Norepinephrine and dihydroxyphenylglycol effluxes from sympathetic nerve endings during hypoxia and reoxygenation in the isolated rat heart

Abstract

The present experiments were carried out in isolated rat hearts perfused according to the Langendorff method at a constant pressure of 10 kPa. The aim was to measure norepinephrine (NE) overflow and its deaminated metabolite dihydroxyphenyl-glycol (DOPEG) by changing the composition of the buffer perfusing the heart to simulate hypoxia. When aerobic and glycolytic pathways were simultaneously reduced, NE and DOPEG overflow increased 711 and 145%, respectively, after 30 min, compared with control values of 0.45 ± 0.06 and 0.66 ± 0.7 ng∙min−1∙g−1 of heart (n = 8, p < 0.05). Whereas NE leakage decreased sharply after reoxygenation and glucose addition, DOPEG continued to increase up to 260% after 5 min of normal reperfusion. This mechanism was calcium independent and inhibited by 80% with desipramine (1 μM), confirming the role of the uptake I carrier, which reversed its normal transport direction. Neuropeptide Y, a marker of exocytotic release, did not increase in the perfusate with the progression of hypoxia, which supports the hypothesis of a nonexocytotic release. Tyramine (1 μM) significantly enhanced NE outflow by displacing the amine from its storage vesicles through a calcium-independent mechanism, indicating that a pool of NE was still available.
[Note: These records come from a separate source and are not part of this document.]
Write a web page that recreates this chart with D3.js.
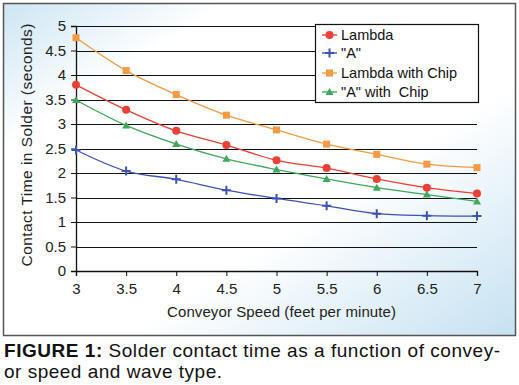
<!DOCTYPE html>
<html>
<head>
<meta charset="utf-8">
<script src="https://cdn.jsdelivr.net/npm/d3@7"></script>
<style>
  body { margin: 0; background: #fff; }
  svg { display: block; font-family: "Liberation Sans", Arial, sans-serif; }
</style>
</head>
<body>
<svg id="chart" width="519" height="385"></svg>
<script>
// data
const speeds = [3, 3.5, 4, 4.5, 5, 5.5, 6, 6.5, 7]
const lambda = [3.80, 3.29, 2.86, 2.57, 2.26, 2.10, 1.88, 1.70, 1.58]
const typeA = [2.47, 2.04, 1.87, 1.65, 1.48, 1.33, 1.17, 1.13, 1.12]
const lambdaChip = [4.76, 4.09, 3.60, 3.18, 2.88, 2.59, 2.38, 2.18, 2.11]
const typeAChip = [3.49, 2.97, 2.59, 2.29, 2.07, 1.88, 1.70, 1.56, 1.42]
const seriesNames = ['Lambda', '"A"', 'Lambda with Chip', '"A" with  Chip']
const yTicks = [0, 0.5, 1, 1.5, 2, 2.5, 3, 3.5, 4, 4.5, 5]

const SERIES = [
  { name: seriesNames[0], values: lambda, color: '#ec3f36', marker: 'circle' },
  { name: seriesNames[1], values: typeA, color: '#3d52b5', marker: 'plus' },
  { name: seriesNames[2], values: lambdaChip, color: '#f49a42', marker: 'square' },
  { name: seriesNames[3], values: typeAChip, color: '#3fa85a', marker: 'triangle' }
]

// ===================================================================

const svg = d3.select('#chart')

const defs = svg.append('defs')
const grad = defs.append('linearGradient')
  .attr('id', 'bg')
  .attr('x1', 0).attr('y1', 0).attr('x2', 1).attr('y2', 1)
grad.append('stop').attr('offset', 0).attr('stop-color', '#cde5f3')
grad.append('stop').attr('offset', 0.22).attr('stop-color', '#ffffff')
grad.append('stop').attr('offset', 0.62).attr('stop-color', '#ffffff')
grad.append('stop').attr('offset', 1).attr('stop-color', '#c6e1f2')

svg.append('rect')
  .attr('x', 3.5).attr('y', 3.5)
  .attr('width', 512).attr('height', 332)
  .attr('fill', 'url(#bg)')
  .attr('stroke', '#555')
  .attr('stroke-width', 1.5)

const x = d3.scaleLinear().domain([3, 7]).range([76, 477])
const y = d3.scaleLinear().domain([0, 5]).range([271, 26])

// grid
svg.append('g')
  .selectAll('line')
  .data(yTicks.filter(d => d > 0))
  .join('line')
    .attr('x1', x(3)).attr('x2', x(7))
    .attr('y1', d => Math.round(y(d)) + 0.5)
    .attr('y2', d => Math.round(y(d)) + 0.5)
    .attr('stroke', '#111')
    .attr('stroke-width', 1.2)

// axes
const yAxis = svg.append('g')
  .attr('transform', `translate(${x(3)},0)`)
  .call(d3.axisLeft(y).tickValues(yTicks).tickFormat(d => d).tickSize(5).tickPadding(5))
const xAxis = svg.append('g')
  .attr('transform', `translate(0,${y(0)})`)
  .call(d3.axisBottom(x).tickValues(speeds).tickFormat(d => d).tickSize(5).tickPadding(7))

for (const ax of [yAxis, xAxis]) {
  ax.selectAll('.domain').attr('stroke', '#111').attr('stroke-width', 1.3)
  ax.selectAll('.tick line').attr('stroke', '#111')
  ax.selectAll('.tick text')
    .attr('font-size', 15)
    .attr('font-family', '"Liberation Sans", Arial, sans-serif')
    .attr('fill', '#222')
}

// axis titles
svg.append('text')
  .attr('x', 281.5).attr('y', 317)
  .attr('text-anchor', 'middle')
  .attr('font-size', 15)
  .attr('textLength', 229)
  .attr('fill', '#222')
  .text('Conveyor Speed (feet per minute)')

svg.append('text')
  .attr('transform', 'translate(32,145) rotate(-90)')
  .attr('text-anchor', 'middle')
  .attr('font-size', 15.5)
  .attr('textLength', 243)
  .attr('fill', '#222')
  .text('Contact Time in Solder (seconds)')

// markers
const drawMarker = (g, type, color) => {
  if (type === 'circle') {
    g.append('circle').attr('r', 4).attr('fill', color)
  } else if (type === 'square') {
    g.append('rect').attr('x', -3.5).attr('y', -3.5).attr('width', 7).attr('height', 7)
      .attr('fill', color)
  } else if (type === 'triangle') {
    g.append('path').attr('d', 'M0,-4L4,3L-4,3Z').attr('fill', color)
  } else {
    g.append('path').attr('d', 'M-4.5,0H4.5M0,-4.5V4.5')
      .attr('stroke', color).attr('stroke-width', 2)
  }
}

const line = d3.line()
  .x((d, i) => x(speeds[i]))
  .y(d => y(d))
  .curve(d3.curveCatmullRom.alpha(0.5))

SERIES.forEach(s => {
  svg.append('path')
    .datum(s.values)
    .attr('d', line)
    .attr('fill', 'none')
    .attr('stroke', s.color)
    .attr('stroke-width', 1.3)
  s.values.forEach((v, i) => {
    const g = svg.append('g').attr('transform', `translate(${x(speeds[i])},${y(v)})`)
    drawMarker(g, s.marker, s.color)
  })
})

// legend
const legend = svg.append('g')
legend.append('rect')
  .attr('x', 315.5).attr('y', 24.5)
  .attr('width', 163).attr('height', 78)
  .attr('fill', '#fff')
  .attr('stroke', '#111')
  .attr('stroke-width', 1.2)

const legendY = [35, 53, 73, 92]
SERIES.forEach((s, i) => {
  const ly = legendY[i]
  legend.append('line')
    .attr('x1', 322).attr('x2', 337)
    .attr('y1', ly).attr('y2', ly)
    .attr('stroke', s.color).attr('stroke-width', 1.4)
  drawMarker(legend.append('g').attr('transform', `translate(329.5,${ly})`), s.marker, s.color)
  legend.append('text')
    .attr('x', 341).attr('y', ly + 5)
    .attr('font-size', 14.5)
    .attr('fill', '#111')
    .style('white-space', 'pre')
    .text(s.name)
})

// caption
const cap = svg.append('text')
  .attr('x', 4).attr('y', 357)
  .attr('font-size', 19)
  .attr('textLength', 496)
  .attr('fill', '#111')
cap.append('tspan').attr('font-weight', 'bold').text('FIGURE 1:')
cap.append('tspan').text(' Solder contact time as a function of convey-')

svg.append('text')
  .attr('x', 4).attr('y', 378)
  .attr('font-size', 19)
  .attr('textLength', 218)
  .attr('fill', '#111')
  .text('or speed and wave type.')
</script>
</body>
</html>
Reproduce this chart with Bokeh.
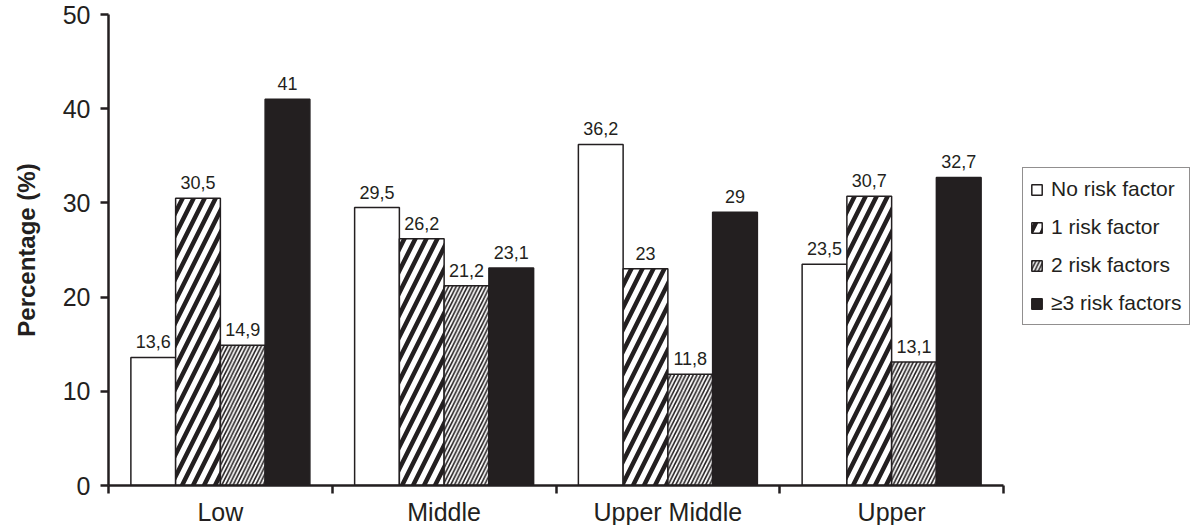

In the presence of 1 μM clorgyline (a monoamine oxidase A inhibitor) but not deprenyl (a monoamine oxidase B inhibitor), NE outflow increased 934% and DOPEG only 40% at 30 min (n = 6, p < 0.05 versus control hearts). It is concluded that both oxygen and glucose deprivation are necessary to induce a significant NE release from cardiac sympathetic nerve terminals and mat monoamine oxidase A plays a principal role in NE deamination during hypoxia.Key words: heart, norepinephrine, hypoxia, monoamine oxidase, uptake I carrier.